San José Island is located in the Gulf of Panama, on the Pacific Ocean and was an island used largely for military tests and experiments done by the United States, United Kingdom, and Canada following the Second World War.
Farah Urrutia, director general of Legal Affairs of the Panamanian Foreign Ministry, told AFP, that "The destruction of chemical munitions located on Isla San José began in mid-September.
The chemical weapons including mustard gas, phosgene, and other nerve agents were left in Panama after the United States gave back the canal almost two decades ago.
The operation to get rid of the chemicals is sponsored by the Organization for the Prohibition of Chemical Weapons (OPCW) and will be carried out by a group of specialists from the states and personnel from the Explosives Technical Unit of the National Police of Panama.
The phase-out program, funded by Washington, involves the destruction of eight chemical munitions identified by the OPCW in 2002. The OPCW inspectorate told Panamanian authorities in a preliminary report "four of the eight ammunitions identified have been successfully destroyed and verified.” The report also noted that "no damage to human health or safety or any permanent damage to the environment has been recorded" for the disposal of weapons, he added.

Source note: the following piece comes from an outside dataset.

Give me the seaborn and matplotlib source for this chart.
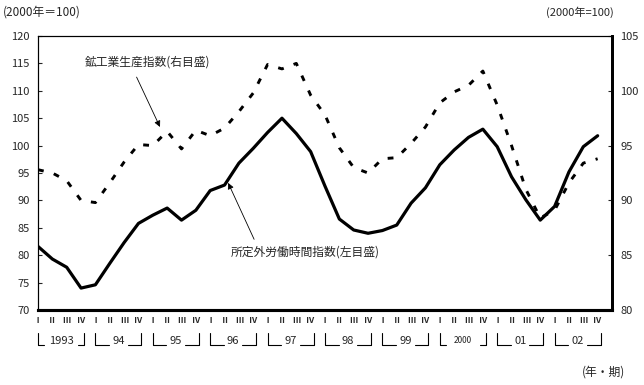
import matplotlib
matplotlib.use("Agg")
import matplotlib.pyplot as plt
import matplotlib.transforms as mtransforms
import seaborn as sns
import pandas as pd
import numpy as np

# ---- data ----
years = ["1993", "94", "95", "96", "97", "98", "99", "2000", "01", "02"]
quarters = ["Ⅰ", "Ⅱ", "Ⅲ", "Ⅳ"]
overtime_hours = [81.6, 79.3, 77.8, 74.0, 74.6, 78.5, 82.3, 85.8, 87.3, 88.6,
                  86.4, 88.2, 91.8, 92.8, 96.8, 99.5, 102.4, 105.0, 102.2, 98.9,
                  92.6, 86.6, 84.6, 84.0, 84.5, 85.5, 89.5, 92.3, 96.5, 99.2,
                  101.5, 103.0, 99.8, 94.3, 90.1, 86.4, 88.9, 95.2, 99.8, 101.8]
industrial_production = [92.8, 92.5, 91.8, 90.0, 89.8, 91.6, 93.5, 95.1, 95.0, 96.3,
                         94.7, 96.4, 95.9, 96.6, 98.1, 99.8, 102.4, 102.0, 102.5, 99.6,
                         97.8, 94.8, 93.0, 92.5, 93.8, 93.9, 95.2, 96.7, 98.9, 99.9,
                         100.5, 101.8, 98.7, 95.0, 91.0, 88.4, 89.1, 91.6, 93.4, 93.8]
left_ticks = [70, 75, 80, 85, 90, 95, 100, 105, 110, 115, 120]
right_ticks = [80, 85, 90, 95, 100, 105]

label_ip = "鉱工業生産指数(右目盛)"
label_ot = "所定外労働時間指数(左目盛)"

n = len(overtime_hours)
df = pd.DataFrame({"t": np.arange(n), "ot": overtime_hours, "ip": industrial_production})
qlabels = [quarters[i % 4] for i in range(n)]

sns.set_theme(style="white")
plt.rcParams["font.family"] = ["Noto Sans CJK JP", "DejaVu Sans"]

fig = plt.figure(figsize=(6.44, 3.85), dpi=100)
ax = fig.add_axes([38 / 644, 1 - 310 / 385, (612 - 38) / 644, (310 - 36) / 385])
ax2 = ax.twinx()

sns.lineplot(data=df, x="t", y="ot", ax=ax, color="black", lw=2.3)
sns.lineplot(data=df, x="t", y="ip", ax=ax2, color="black", lw=2.1,
             linestyle=(0, (2.0, 3.6)))

ax.set_xlim(0, n)
ax.set_ylim(70, 120)
ax2.set_ylim(80, 105)
ax.set_yticks(left_ticks)
ax2.set_yticks(right_ticks)
ax.set_xticks(range(n))
ax.set_xticklabels(qlabels, fontsize=6, fontweight="bold")
for a in (ax, ax2):
    a.set_xlabel("")
    a.set_ylabel("")
ax.tick_params(axis="x", length=0, pad=4)
ax.tick_params(axis="y", direction="in", length=3, width=0.8, labelsize=8, pad=6)
ax2.tick_params(axis="y", direction="in", length=3, width=0.8, labelsize=8, pad=6)

for a in (ax, ax2):
    for s in a.spines.values():
        s.set_color("black")
    a.spines["left"].set_linewidth(0.8)
    a.spines["top"].set_linewidth(0.8)
    a.spines["right"].set_linewidth(2.0)
    a.spines["bottom"].set_linewidth(2.2)
    a.grid(False)

# year brackets
trans = mtransforms.blended_transform_factory(ax.transData, ax.transAxes)
y_top, y_bot, y_txt = -0.084, -0.128, -0.112
for k, yl in enumerate(years):
    xi, xiv = 4 * k, 4 * k + 3 + 0.2
    c = (xi + xiv) / 2
    hw = 1.05 if len(yl) == 4 else 0.5
    fs = 6.0 if yl == "2000" else 8
    ax.plot([xi, xi, c - hw - 0.15], [y_top, y_bot, y_bot], transform=trans,
            color="black", lw=0.8, clip_on=False)
    ax.plot([c + hw + 0.15, xiv, xiv], [y_bot, y_bot, y_top], transform=trans,
            color="black", lw=0.8, clip_on=False)
    ax.text(c, y_txt, yl, transform=trans, ha="center", va="center", fontsize=fs)

# annotations
ax.text(3.27, 115.3, label_ip, fontsize=8.5, ha="left", va="center")
ax.annotate("", xy=(8.5, 103.4), xytext=(6.87, 112.5),
            arrowprops=dict(arrowstyle="-|>", color="black", lw=0.6,
                            mutation_scale=9, shrinkA=0, shrinkB=0))
ax.text(13.44, 80.5, label_ot, fontsize=8.5, ha="left", va="center")
ax.annotate("", xy=(13.25, 93.2), xytext=(15.06, 82.9),
            arrowprops=dict(arrowstyle="-|>", color="black", lw=0.6,
                            mutation_scale=9, shrinkA=0, shrinkB=0))

fig.text(3 / 644, 1 - 12 / 385, "(2000年＝100)", fontsize=8.5, ha="left", va="center")
fig.text(614 / 644, 1 - 12 / 385, "(2000年=100)", fontsize=8, ha="right", va="center")
fig.text(625 / 644, 1 - 372 / 385, "(年・期)", fontsize=8.5, ha="right", va="center")

fig.savefig("out.png", dpi=100)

To date, neither the Panamanian government nor Washington has given details of the destruction of the projectiles on grounds of security.
Juan Méndez, a former Panamanian Foreign Ministry official (1999-2003) linked to the OPCW's visit to Panama in 2002, told AFP that he was recently in San José, where he saw a large US military contingent.
"As far as I know there were 90 units of unexploded ordnance experts, six helicopters, and a large supply ship. It was a huge team, an outrage," Mendez said.
"The problem is that they are going to eliminate eight bombs without having made an exhaustive study of the whole island to see if there are any artifacts that remain there and that seems irresponsible to me on all sides," Mendez said.
The elimination of this chemical weaponry has been the subject of constant discussions between the two countries, which had already agreed on cleanup for 2013 and 2014 but was not implemented.
"I do not know what the specific reason the United States has agreed to clean up at this time," Carlos Guevara Mann, director of the Master's Degree in International Relations at Florida State University's Panamanian headquarters, told AFP. "What I can say is that under International Law, it has an obligation to destroy all the chemical weapons it has abandoned."
The United States maintained military bases and an area of its own jurisdiction in Panama from the time of building and inaugurating the Canal in 1914 until giving back the canal on December 31, 1999.